逃れの町の詳細な規定は、民数記35章8―34節及び申命記4章、19章にも記されています。そして、逃れの町の規定そのものは、モーセを通して与えられたものとされています(20章2節)。契約の書(出エ21:12-14)には既に逃れの町に関する規定があり、王国成立期以前に由来する律法の集成の中ですでに逃れの町は存在しています。申命記4章41-43節には、東ヨルダンの三つの場所が逃れの町として指定され、「意図してでなく、以前から憎しみを抱いていたのでもないのに、隣人を殺してしまった者をそこに逃れさせ、その町の一つに逃れて生き延びることができるようにした」、とあります。申命記19章8―10節では、土地全体の占領によって逃れの町が六つに拡大することがはっきりと予定されています。一方、祭司律法は、民数記35章9-15節で初めから六つの町を定めています。

このような発展に従って、ヨシュア記20章では逃れの町について記述しています。逃れの町規定の背景には、「人の血を流す者は、人によって自分の血を流される。人は神にかたどって造られたからだ」(創世記9章6節)、というノアの禁令に基づく本質命題が存在します。しかし、実際には、この解釈に基づき、その報復が共同体の上級審議機関によってなされていたのではなく、古代近東世界に共通してみられる同害報復法に従い、当事者自身によってなされていました。

しかし、間もなく、謀殺と故殺の違いによって、このような逃れの場所を設置する必要が生じたに違いないと考えられます。7―8節に、逃れの場所として指定された町の名が記されていますが、これらの場所は、元々有名な聖所があった場所と考えられています。シケムおよびヘブロンの聖所がそのことをはっきりと物語っています。ケデシュは、カーデシュ「神聖である」という語根からなるので、同様に特別な聖性を有したに違いないと考えられます。東ヨルダンの土地では、ラモト「高所」とベツェル「近寄りがたいもの」に、これとの類似性を認めることができます。ゴランあるいはガロン(書かれた形)の場合には、語根ガーラー「啓示する」との関連を推定することができます。この六つの場所は21章で祭司あるいはレビ人に分配される町に属することが明らかにされています。これらの場所は古い時代に既に逃れの町として知られ、後代においてもその昔の意義が忘れ去られなかったのです。

3節で「血の復讐をする者」と訳されたヘブル語の「ゴエル」という言葉は、「贖う」を意味する「ガアル」という動詞の分子形です。この動詞は、売却した家を買い戻すこと、ある人が売ってしまった自由を買い戻すこと、或いは負債のために我が身を売って奴隷となった人が自由を買い戻す時に用いられます。ここでは、相手の血を流すことで、殺された者の血を「贖う」という意味で用いられています。

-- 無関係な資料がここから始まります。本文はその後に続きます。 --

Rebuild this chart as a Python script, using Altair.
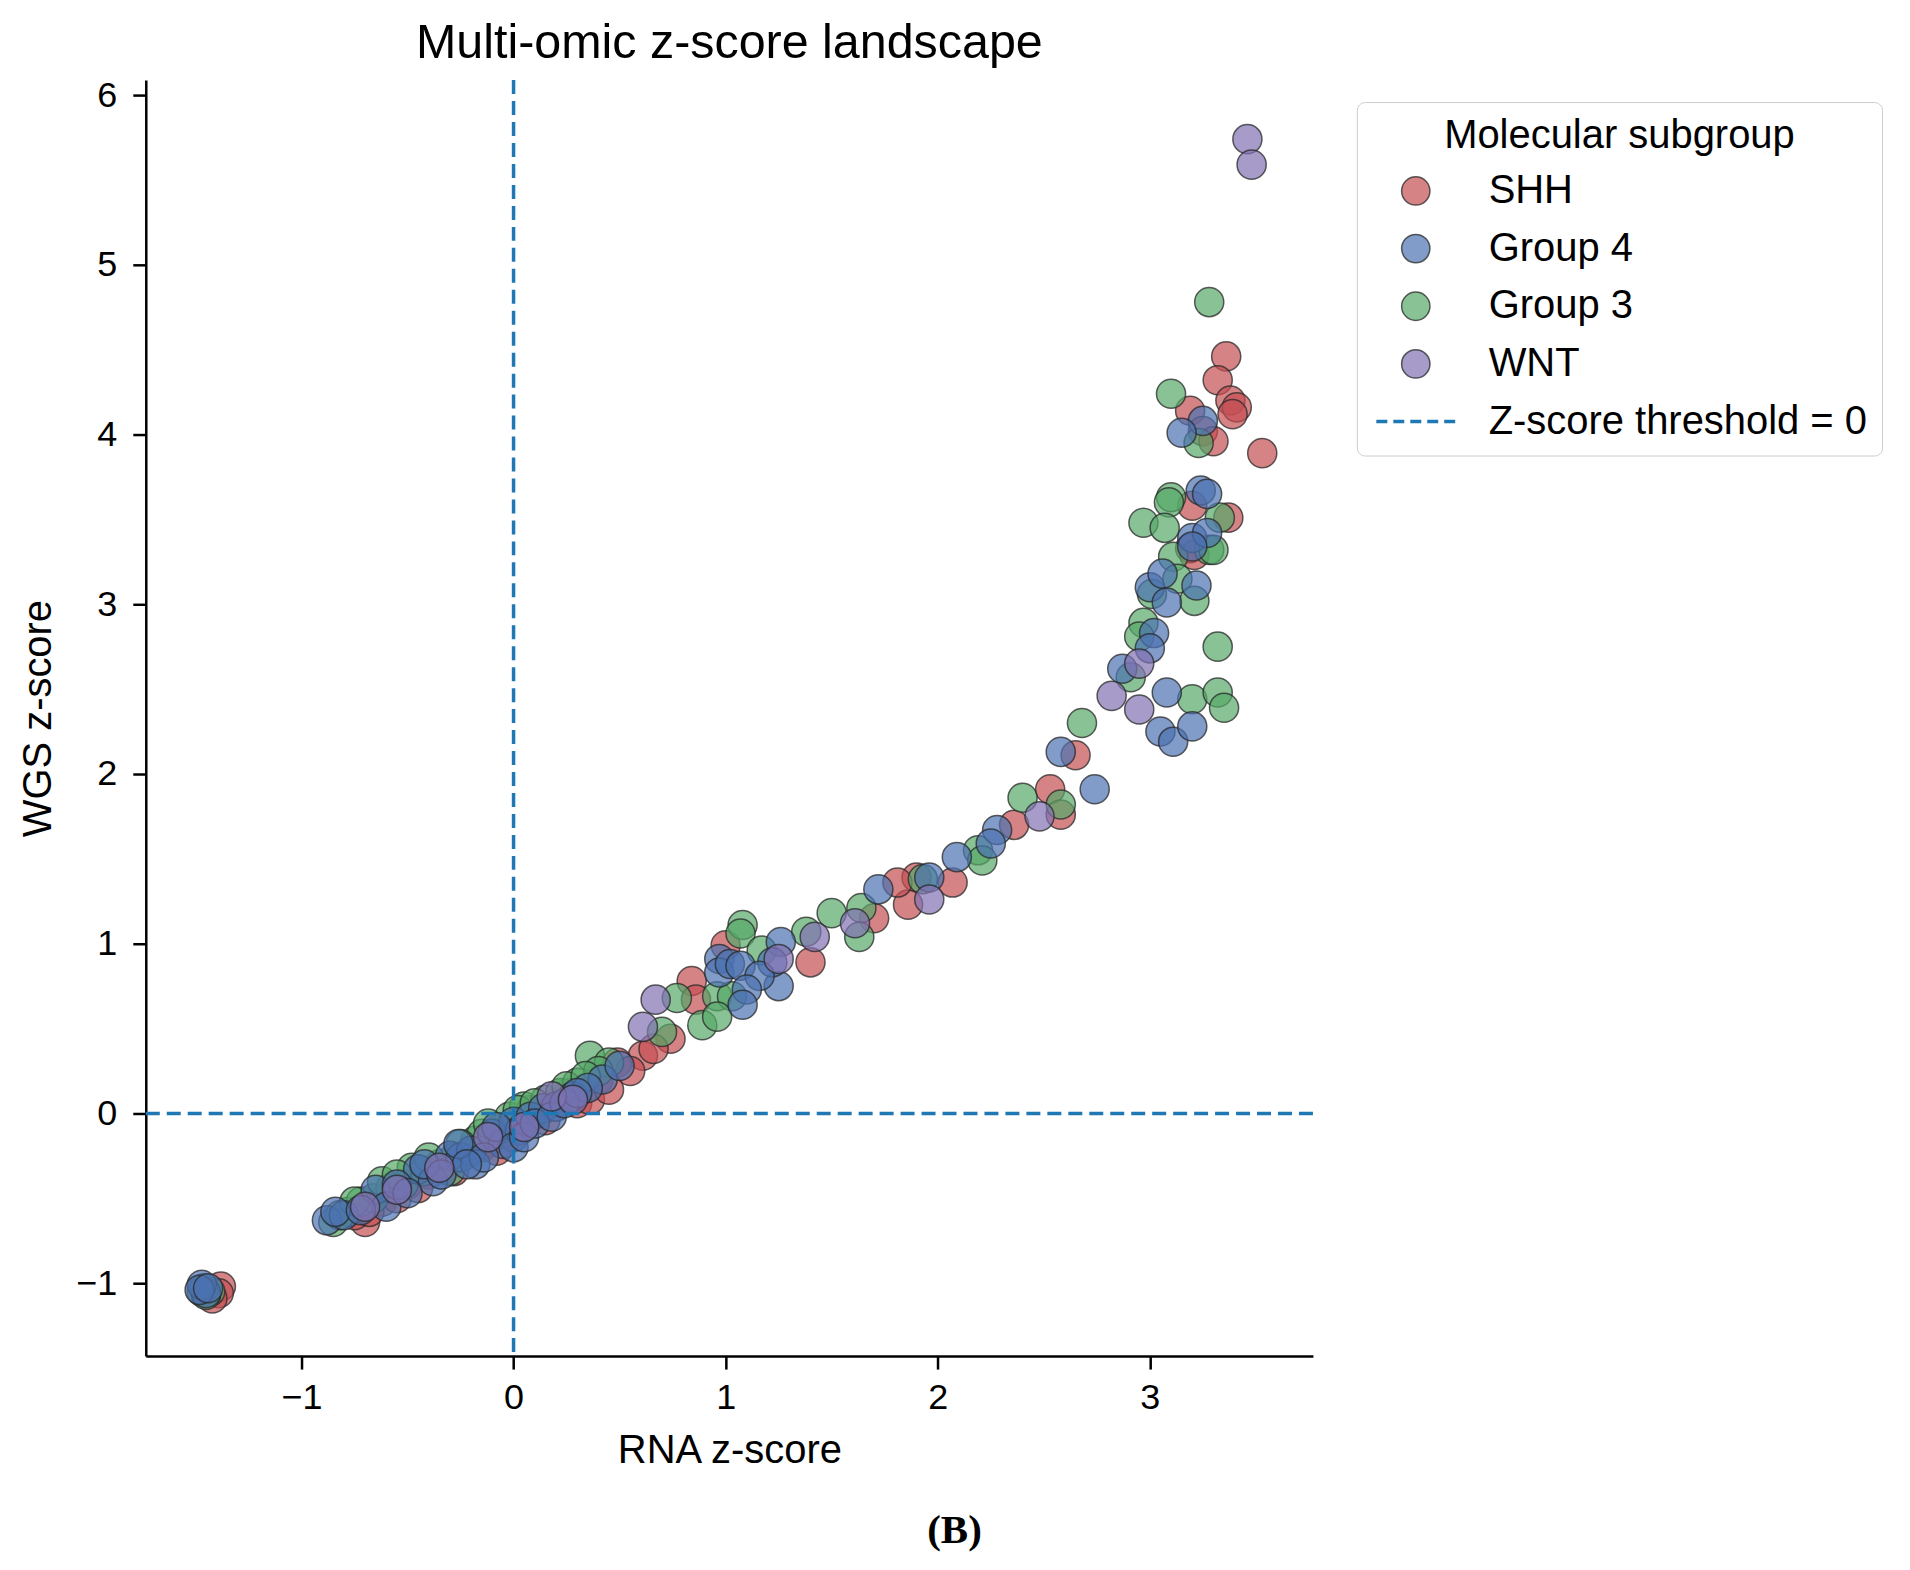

逃れの町には祭壇があって、民の罪の執り成しと贖いをする祭司がいました。そして、逃れの町は一日時で行けるとことにありました。誤って知らずに人を殺してしまった者は、これらの町の一つに行き、その町の入口に立って、町の長老たちに聞こえるようにそのわけを言って、町の中に入れてもらうなら、たとえ血の復讐をする権利のあるものが来ても、裁判を受けずに引き渡されることはありませんでした。

逃れの町は、こうして人前で公平な裁判を受けることを保証されました。今日では何ともないように思われますが、当時としては実によくできた人権規定でありました。その精神は恵みの契約の精神に沿ったものでありました。裁判の結果、逃れてきた者が、本当に誤って知らずに人を殺し、彼が決して殺した人を憎んでいなかったことが判明した時は、その逃れた町に住むことが許されました。

そして、その人は大祭司が死ぬまで、その町に住まねばなりませんでした。ここに示されている考えの中には、人の命を奪うことは、理由はどうあれ、別の死によってのみ罪は贖われうるという贖いの思想が根底にあります。通常は、被害者の近親者の手によって罰として自分の命を失うのは殺人者でありましたが、このような故意でない偶然の殺人の場合は、これを裁定する大祭司の死がその代わりの役割を果たしたのであります。彼の罪は大祭司の死によって贖われ自由の身となるわけです。

これは、イエス・キリストの贖いの御業の予表としての意味を持っています。しかし、キリストは、大祭司にまさる救い主です。キリストはわたしたちの全ての罪を背負い十字架に死に、その血の贖いによって、完全に清め、もはや罪を犯すことができなくなるまで、聖化の恵みに与ることができようにしてくださっています。